Trump Nominates Science-Denying Politician To Run NASA
President Trump plans to nominate Rep. James Bridenstine (R-Okla.) to be the next administrator of the National Aeronautics and Space Administration (NASA), the White House announced Friday.
Bridenstine entered Congress in 2013, serving on the House Armed Services Committee as well as the Science, Space and Technology Committee, which has jurisdiction over NASA.
He was also an aviator in the U.S. Navy Reserve, having flown combat missions in Iraq and Afghanistan.
Bridenstine is one of two GOP lawmakers that Trump nominated on Friday to positions in his administration.
The White House also announced Rep. Tom Marino (R-Pa.) as Trump’s pick to be the Director of the Office of National Drug Control Policy.
Bridenstine’s nomination drew immediate criticism from both of Florida’s senators, who expressed concern over his lack of experience and partisanship.
“It’s the one federal mission which has largely been free of politics and it’s at a critical juncture in its history,” Sen. Marco Rubio (R-Fla.) told Politico.

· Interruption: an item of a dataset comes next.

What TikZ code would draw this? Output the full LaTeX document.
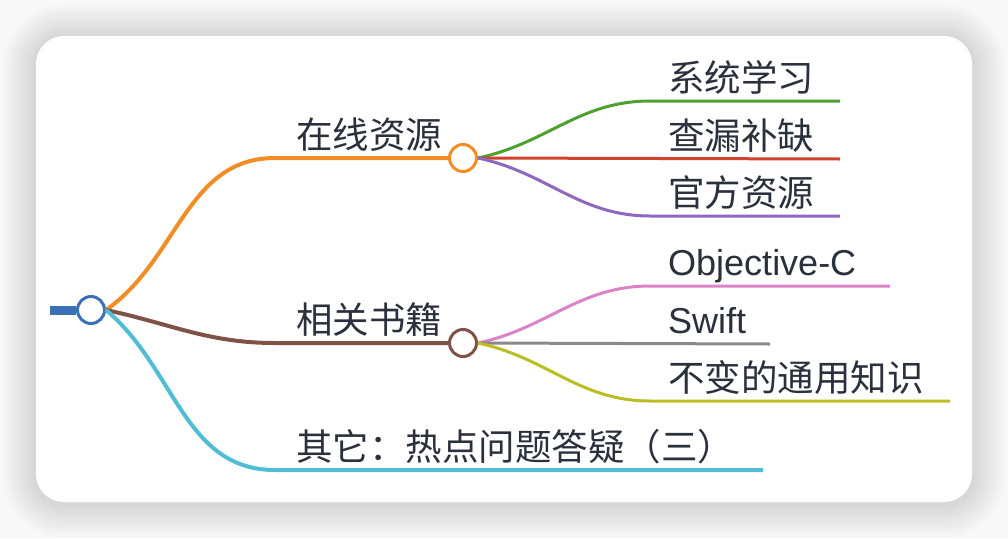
\documentclass[tikz,border=0pt]{standalone}
\usepackage{fontspec}
\setmainfont{Liberation Sans}
\newfontfamily\cjk{Noto Sans CJK SC}
\usetikzlibrary{calc}
\definecolor{ink}{HTML}{2A303C}
\definecolor{rootblue}{HTML}{3C70B4}
\definecolor{online}{HTML}{F28D26}
\definecolor{books}{HTML}{7E5246}
\definecolor{other}{HTML}{4FBDD3}
\definecolor{learn}{HTML}{4EA12F}
\definecolor{gaps}{HTML}{D0432F}
\definecolor{official}{HTML}{8E67C0}
\definecolor{objc}{HTML}{DC82C8}
\definecolor{swiftgray}{HTML}{898989}
\definecolor{general}{HTML}{BABE23}
\definecolor{paper}{HTML}{F8F8F8}

\begin{document}
\begin{tikzpicture}[x=1pt,y=-1pt,
  branch/.style={line width=4pt},
  twig/.style={line width=3pt},
  hub/.style={circle,draw=#1,line width=3pt,fill=white,minimum size=27pt,inner sep=0pt},
  zh/.style={anchor=base west,inner sep=0pt,text=ink,font=\cjk\fontsize{36.5}{42}\selectfont},
  en/.style={anchor=base west,inner sep=0pt,text=ink,font=\fontsize{36}{42}\selectfont}]
% card and its shadow
\fill[paper] (0,0) rectangle (1008,538);
\foreach \d [evaluate=\d as \e using 3*\d, evaluate=\d as \r using 28+3*\d] in {1,...,11}
  \fill[black,opacity=0.011,rounded corners=\r pt] (36-\e,38-\e) rectangle (972+\e,504+\e);
\fill[white,rounded corners=28pt] (36,36) rectangle (972,502);
% hubs
\node[hub=rootblue] (root) at (91,310) {};
\node[hub=online] (hubOnline) at (463,158) {};
\node[hub=books] (hubBooks) at (463,343) {};
\coordinate (stem) at (50,310);
\draw[line width=9pt,rootblue] (stem) -- (root.west);
% main branches
\coordinate (onlineL) at (275,158);
\coordinate (booksL) at (275,343);
\coordinate (otherL) at (275,470);
\coordinate (otherR) at (763,470);
\draw[branch,online] (root.east) to[out=35,in=180] (onlineL) -- (hubOnline.west);
\draw[branch,books] (root.east) to[out=-12,in=180] (booksL) -- (hubBooks.west);
\draw[branch,other] (root.east) to[out=-40,in=180] (otherL) -- (otherR);
\node[zh] (lOnline) at (296,148) {在线资源};
\node[zh] (lBooks) at (296,333) {相关书籍};
\node[zh] (lOther) at (296,460) {其它：热点问题答疑（三）};
% online resources
\coordinate (learnL) at (650,101);
\coordinate (learnR) at (840,101);
\coordinate (gapsR) at (840,159);
\coordinate (officialL) at (650,216);
\coordinate (officialR) at (840,216);
\draw[twig,learn] (hubOnline.east) to[out=12,in=180] (learnL) -- (learnR);
\draw[twig,gaps] (hubOnline.east) -- (gapsR);
\draw[twig,official] (hubOnline.east) to[out=-12,in=180] (officialL) -- (officialR);
\node[zh] (lLearn) at (668,91) {系统学习};
\node[zh] (lGaps) at (668,149) {查漏补缺};
\node[zh] (lOfficial) at (668,206) {官方资源};
% books
\coordinate (objcL) at (650,286);
\coordinate (objcR) at (890,286);
\coordinate (swiftR) at (770,344);
\coordinate (generalL) at (650,401);
\coordinate (generalR) at (950,401);
\draw[twig,objc] (hubBooks.east) to[out=12,in=180] (objcL) -- (objcR);
\draw[twig,swiftgray] (hubBooks.east) -- (swiftR);
\draw[twig,general] (hubBooks.east) to[out=-12,in=180] (generalL) -- (generalR);
\node[en] (lObjc) at (668,275) {Objective-C};
\node[en] (lSwift) at (668,333) {Swift};
\node[zh] (lGeneral) at (668,391) {不变的通用知识};
\end{tikzpicture}
\end{document}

“I would hate to see an administrator held up – on [grounds of] partisanship, political arguments, past votes, or statements made in the past – because the agency can’t afford it and it can’t afford the controversy.”
[The Hill]
Reality
In 2013, during his first year in Congress, Bridenstine infamously called on then-President Barack Obama to “apologize” to the state of Oklahoma for his “gross misallocation [sic]” of funds to climate change research.